- TASK PROMPT: Pull out every line with the word "this" from the entries below.

- STORED RECORDS:
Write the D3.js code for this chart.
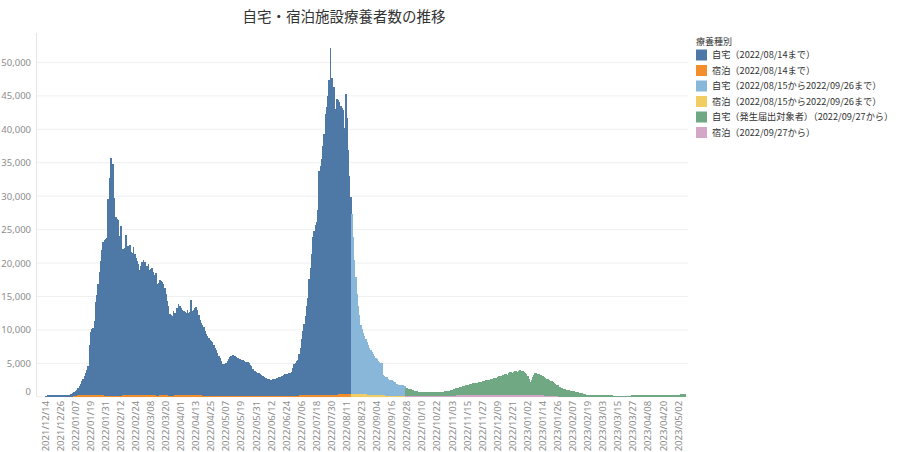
<!DOCTYPE html>
<html><head><meta charset="utf-8">
<script src="https://cdn.jsdelivr.net/npm/d3@7"></script>
<style>body{margin:0;background:#fff}svg{display:block}</style>
</head><body>
<svg id="c" width="900" height="452"></svg>
<script>
const chartTitle = "自宅・宿泊施設療養者数の推移";
const legendTitle = "療養種別";
const startDate = "2021/12/14";
const seriesKeys = ["hotelA","homeA","hotelB","homeB","hotelC","homeC"];
const legendKeys = ["homeA","hotelA","homeB","hotelB","homeC","hotelC"];
const seriesNames = {
  homeA: "自宅（2022/08/14まで）",
  hotelA: "宿泊（2022/08/14まで）",
  homeB: "自宅（2022/08/15から2022/09/26まで）",
  hotelB: "宿泊（2022/08/15から2022/09/26まで）",
  homeC: "自宅（発生届出対象者）（2022/09/27から）",
  hotelC: "宿泊（2022/09/27から）"
};
const seriesColors = {
  homeA: "#4e79a7", hotelA: "#f28e2b", homeB: "#88b7da",
  hotelB: "#f1ce63", homeC: "#70a883", hotelC: "#d4a6c8"
};
const yTicks = [0,5000,10000,15000,20000,25000,30000,35000,40000,45000,50000];
const tickLabels = ["2021/12/14","2021/12/26","2022/01/07","2022/01/19","2022/01/31","2022/02/12","2022/02/24","2022/03/08","2022/03/20","2022/04/01","2022/04/13","2022/04/25","2022/05/07","2022/05/19","2022/05/31","2022/06/12","2022/06/24","2022/07/06","2022/07/18","2022/07/30","2022/08/11","2022/08/23","2022/09/04","2022/09/16","2022/09/28","2022/10/10","2022/10/22","2022/11/03","2022/11/15","2022/11/27","2022/12/09","2022/12/21","2023/01/02","2023/01/14","2023/01/26","2023/02/07","2023/02/19","2023/03/03","2023/03/15","2023/03/27","2023/04/08","2023/04/20","2023/05/02"];

// 2021/12/14 - 2022/08/14
const homeA = [
170,170,175,180,180,185,190,190,195,200,
200,205,210,215,220,225,230,235,250,280,
320,380,450,560,700,850,1100,1350,1600,2000,
2400,2800,3200,3700,4300,7400,9400,9800,10000,11000,
13900,14900,16600,18400,20000,21600,23000,23200,23400,23500,
29400,32500,35600,33700,34600,29600,26700,26400,26200,23800,
25400,21800,21900,22000,23800,22000,22200,22300,21300,21100,
22000,21000,20400,20000,19600,18700,19300,19800,20200,19800,
19300,19200,19500,18700,18800,19000,18300,17900,18200,16700,
16900,17200,17000,16900,16500,15900,15000,14200,13400,12200,
12000,11900,12700,12300,12000,12900,13500,13200,12900,12700,
12500,12400,12200,12600,12200,12300,14100,12500,12700,13000,
13200,12700,12000,11300,10900,10500,10200,9700,9300,9000,
8600,8300,8200,8000,7600,7200,6800,6400,6000,5700,
5200,4800,4700,4700,4900,5200,5500,5800,6000,6100,
6000,5950,5800,5600,5500,5450,5350,5300,5200,5100,
5050,5000,4850,4650,4500,4000,3750,3650,3550,3450,
3350,3200,3100,2950,2800,2700,2600,2550,2500,2400,
2350,2450,2500,2450,2600,2700,2800,2850,2900,3000,
3100,3200,3250,3300,3350,3450,3550,4200,4700,4900,
5100,5300,6200,7100,8400,9500,10600,11800,13200,14500,
17300,19000,21000,23500,24500,25400,25800,27700,33500,34200,
35200,37200,39000,42000,43000,44600,47000,51800,47400,42600,
46000,42700,44200,44000,43600,43000,42700,42400,39800,44800,
41300,36400,32600,29400];
const hotelA = [
20,20,20,20,20,25,25,25,25,25,25,25,30,30,30,30,30,30,30,35,35,40,60,
150,190,230,260,290,310,320,330,330,340,340,330,330,340,350,340,330,330,320,320,310,300,280,
200,190,190,180,180,180,175,175,170,170,170,170,175,180,190,200,220,
320,330,330,330,340,340,330,330,330,330,330,330,330,320,320,320,320,320,310,300,
300,300,300,300,290,280,
190,180,
310,320,320,320,310,300,
200,180,180,170,170,180,200,
320,330,330,330,330,330,330,330,330,330,330,330,320,320,320,310,300,280,
240,220,200,190,180,170,160,160,150,150,
150,150,150,150,145,145,145,140,140,140,
140,140,140,140,140,140,140,140,140,140,
140,140,140,140,140,140,140,140,140,140,
140,140,140,140,140,140,140,140,140,140,
140,140,140,140,140,140,140,140,140,140,
140,140,140,140,145,145,145,150,150,150,
150,155,155,160,160,165,170,175,180,190,
200,220,240,270,
300,310,320,330,330,330,330,330,330,320,300,
230,220,
320,330,330,330,340,340,340,340,340,340,340,340,340,340,350,
420,430,430,440,440,440,440,440,430,420];
// 2022/08/15 - 2022/09/26
const homeB = [
27000,23500,20000,17500,15000,13200,11900,10400,9700,9200,
8700,8300,7800,7400,7000,6700,6400,6100,5800,5500,
5300,5050,4900,4800,4750,3000,2900,2800,2700,2500,
2400,2350,2300,2250,2000,1800,1700,1650,1600,1600,
1580,1550,1500];
const hotelB = [
400,400,400,390,390,380,380,370,370,360,360,350,350,340,340,330,320,
300,290,280,280,270,260,260,250,
200,200,190,190,190,180,180,180,180,170,170,170,170,160,160,160,160,160];
// 2022/09/27 - 2023/05/08
const homeC = [
1150,1100,1050,1000,950,900,820,760,720,680,
640,600,580,560,540,530,520,520,510,520,
530,520,510,520,530,520,520,530,550,570,
600,630,660,690,720,760,820,880,950,1020,
1080,1130,1180,1250,1300,1340,1380,1450,1520,1580,
1620,1680,1720,1780,1820,1750,1850,1900,1950,2000,
2050,2100,2050,2150,2200,2250,2300,2280,2350,2450,
2500,2600,2550,2700,2800,2850,2800,2950,3050,3100,
3200,3050,3300,3400,3450,3350,3500,3550,3600,3500,
3650,3700,3650,3550,3500,3350,3150,2800,2400,1950,
2300,2700,3100,3350,3300,3200,3150,3100,3000,2900,
2800,2650,2550,2450,2350,2250,2150,2000,1900,1800,
1700,1600,1500,1400,1300,1200,1150,1100,1050,1000,
950,900,860,820,780,740,680,620,580,540,
480,430,380,340,300,280,260,240,230,220,
210,200,200,
195,190,190,185,185,180,180,175,175,170,170,170,165,165,160,160,160,155,
140,130,120,120,110,110,120,130,140,
180,200,210,220,230,230,240,240,245,250,
250,250,255,255,260,260,260,260,265,265,
265,270,270,270,270,275,275,275,280,280,
280,285,285,290,290,295,300,300,310,
340,390,420,380,330];
const hotelC = [
160,160,155,155,150,150,150,150,150,150,
150,150,150,150,150,150,150,150,150,150,
150,150,150,150,150,150,150,155,155,160,
160,165,170,170,175,180,180,185,190,190,
195,195,200,200,
200,205,205,210,210,210,215,215,220,220,
220,225,225,230,230,230,235,235,240,240,
240,240,245,245,250,250,250,250,255,255,
255,260,260,260,260,260,260,260,260,260,
260,260,260,260,255,255,255,250,250,250,
250,245,245,240,240,235,235,230,230,225,
225,220,215,210,205,200,195,190,185,180,
175,170,160,150,140,130,120,110,
40,38,36,35,34,33,32,32,31,31,
30,30,30,30,30,30,30,30,30,30,
28,28,28,28,28,28,28,28,28,28,
26,26,26,26,26,26,26,26,26,26,
25,25,25,25,25,25,25,25,25,25,
24,24,24,24,24,24,24,24,24,24,
22,22,22,22,22,22,22,22,22,22,
20,20,20,20,20,20,20,20,20,20,
20,20,20,20,20,20,20,20,20,20,
18,18,18,18,18,18,18,18,18,18,
18,18];

const segments = [
  {keys:["homeA","hotelA"], data:[homeA, hotelA]},
  {keys:["homeB","hotelB"], data:[homeB, hotelB]},
  {keys:["homeC","hotelC"], data:[homeC, hotelC]}
];

const parse = d3.timeParse("%Y/%m/%d");
const fmt = d3.timeFormat("%Y/%m/%d");
const t0 = parse(startDate);
const rows = [];
segments.forEach(seg => {
  const n = seg.data[0].length;
  for (let i = 0; i < n; i++) {
    const r = {date: d3.timeDay.offset(t0, rows.length)};
    seriesKeys.forEach(k => r[k] = 0);
    seg.keys.forEach((k, j) => r[k] = seg.data[j][i]);
    rows.push(r);
  }
});

const svg = d3.select("#c");
const plotL = 36, plotR = 688, plotT = 33, plotB = 396.8;

const x = d3.scaleBand().domain(rows.map(r => fmt(r.date)))
  .range([44.6, 44.6 + rows.length * 1.256]).padding(0);
const y = d3.scaleLinear().domain([0, 54400]).range([plotB, plotT]);

// gridlines
svg.append("g").selectAll("line").data(yTicks).join("line")
  .attr("x1", plotL).attr("x2", plotR)
  .attr("y1", d => y(d)).attr("y2", d => y(d))
  .attr("stroke", "#f0f0f0").attr("stroke-width", 1);
svg.append("line").attr("x1", plotL + 0.5).attr("x2", plotL + 0.5)
  .attr("y1", plotT).attr("y2", plotB).attr("stroke", "#e6e6e6");

// bars
const stacked = d3.stack().keys(seriesKeys)(rows);
const lastKey = fmt(rows[rows.length - 1].date);
svg.append("g").attr("shape-rendering", "crispEdges")
  .selectAll("g").data(stacked).join("g")
  .attr("fill", s => seriesColors[s.key])
  .selectAll("rect").data(s => s.filter(d => d[1] > d[0])).join("rect")
  .attr("x", d => x(fmt(d.data.date)))
  .attr("width", d => x.bandwidth() + (fmt(d.data.date) === lastKey ? 0 : 0.5))
  .attr("y", d => y(d[1]))
  .attr("height", d => y(d[0]) - y(d[1]));

// y axis
const yAxis = svg.append("g").attr("transform", `translate(${plotL},0)`)
  .call(d3.axisLeft(y).tickValues(yTicks).tickFormat(d3.format(",")).tickSize(0).tickPadding(5));
yAxis.select(".domain").remove();
yAxis.selectAll("text").attr("fill", "#8c8c8c")
  .style("font-family", "'Noto Sans', sans-serif").style("font-size", "9.5px");
yAxis.selectAll(".tick").filter(d => d === 0).select("text").attr("dy", "-0.25em");

// x axis
const xAxis = svg.append("g").attr("transform", `translate(0,${plotB})`)
  .call(d3.axisBottom(x).tickValues(tickLabels).tickSize(0));
xAxis.select(".domain").remove();
xAxis.selectAll("text")
  .attr("transform", "rotate(-90)")
  .attr("text-anchor", "end")
  .attr("x", -4).attr("y", 0).attr("dy", "0.35em")
  .attr("fill", "#8c8c8c")
  .style("font-family", "'Noto Sans', sans-serif").style("font-size", "9.5px");

// title
svg.append("text").attr("x", 344).attr("y", 22).attr("text-anchor", "middle")
  .attr("fill", "#333").style("font-family", "'Noto Sans CJK JP', sans-serif")
  .style("font-size", "14.5px").text(chartTitle);

// legend
const lg = svg.append("g").attr("transform", "translate(696,0)");
lg.append("text").attr("x", 0).attr("y", 45).attr("fill", "#333")
  .style("font-family", "'Noto Sans CJK JP', sans-serif").style("font-size", "9px")
  .text(legendTitle);
const items = lg.selectAll("g.item").data(legendKeys).join("g").attr("class", "item")
  .attr("transform", (d, i) => `translate(0,${55 + i * 15.5})`);
items.append("rect").attr("x", 0).attr("y", -5.5).attr("width", 11).attr("height", 11)
  .attr("fill", d => seriesColors[d]);
items.append("text").attr("x", 16).attr("y", 0).attr("dy", "0.35em").attr("fill", "#333")
  .style("font-family", "'Noto Sans CJK JP', sans-serif").style("font-size", "9.2px")
  .text(d => seriesNames[d]);
</script>
</body></html>
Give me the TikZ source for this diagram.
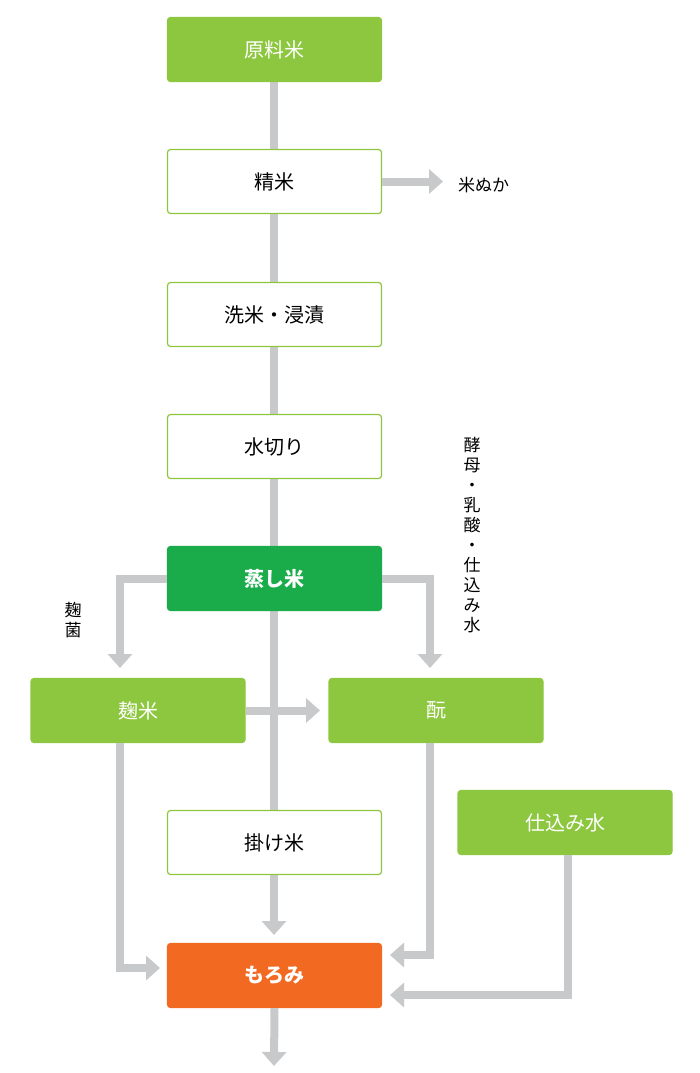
\documentclass[tikz,border=0pt]{standalone}
\usepackage{fontspec}
\setmainfont{Noto Sans CJK JP}
\usetikzlibrary{arrows.meta}
\definecolor{lg}{HTML}{8DC63F}
\definecolor{dg}{HTML}{1AAB4B}
\definecolor{og}{HTML}{F26A21}
\definecolor{ln}{HTML}{C8C9CB}
\begin{document}
\begin{tikzpicture}[x=1pt,y=-1pt,
 box/.style={draw=lg,line width=1.2pt,rounded corners=3pt,minimum width=214pt,minimum height=64pt,font=\fontsize{20}{24}\selectfont,inner sep=0pt},
 wb/.style={box,fill=white,text=black},
 gb/.style={box,fill=lg,text=white},
 conn/.style={draw=ln,line width=8pt},
 arr/.style={conn,-{Triangle[length=14pt,width=24pt]}},
 lab/.style={font=\fontsize{17}{20}\selectfont,align=center,inner sep=0pt}]
\useasboundingbox (0,0) rectangle (700,1073);
\coordinate (top) at (274,82);
\draw[conn] (274,82) -- (274,810);
\draw[arr] (274,875) -- (274,935);
\node[gb] (genryo) at (274.5,49.5) {原料米};
\node[wb] (seimai) at (274.5,181.5) {精米};
\node[wb] (senmai) at (274.5,314.5) {洗米・浸漬};
\node[wb] (mizu) at (274.5,446.5) {水切り};
\node[box,fill=dg,draw=dg,text=white,font=\fontsize{20}{24}\selectfont\bfseries] (mushi) at (274.5,578.5) {蒸し米};
\node[gb] (koji) at (138,710.5) {麹米};
\node[gb] (moto) at (436,710.5) {酛};
\node[gb] (shikomi) at (565,822.5) {仕込み水};
\node[wb] (kake) at (274.5,842.5) {掛け米};
\node[box,fill=og,draw=og,text=white,font=\fontsize{20}{24}\selectfont\bfseries] (moromi) at (274.5,975.5) {もろみ};
\node[lab,anchor=west] (nuka) at (458,185) {米ぬか};
\node[lab] (kin) at (73,620) {麹\\菌};
\node[lab] (kobo) at (472,535) {酵\\母\\・\\乳\\酸\\・\\仕\\込\\み\\水};
\coordinate (e) at (moromi.south);
\draw[arr] (seimai.east) -- (443,181.5);
\draw[arr] (mushi.west) -- (120,578.5) -- (120,668);
\draw[arr] (mushi.east) -- (430,578.5) -- (430,668);
\draw[arr] (koji.east) -- (320,710.5);
\draw[arr] (120,743) -- (120,968) -- (160,968);
\draw[arr] (430,743) -- (430,955) -- (390,955);
\draw[arr] (568,855) -- (568,995) -- (390,995);
\draw[arr] (e) -- (274,1066);
\end{tikzpicture}
\end{document}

- THE ANSWER:
Write the D3.js code for this chart.
Give me the TikZ source for this diagram.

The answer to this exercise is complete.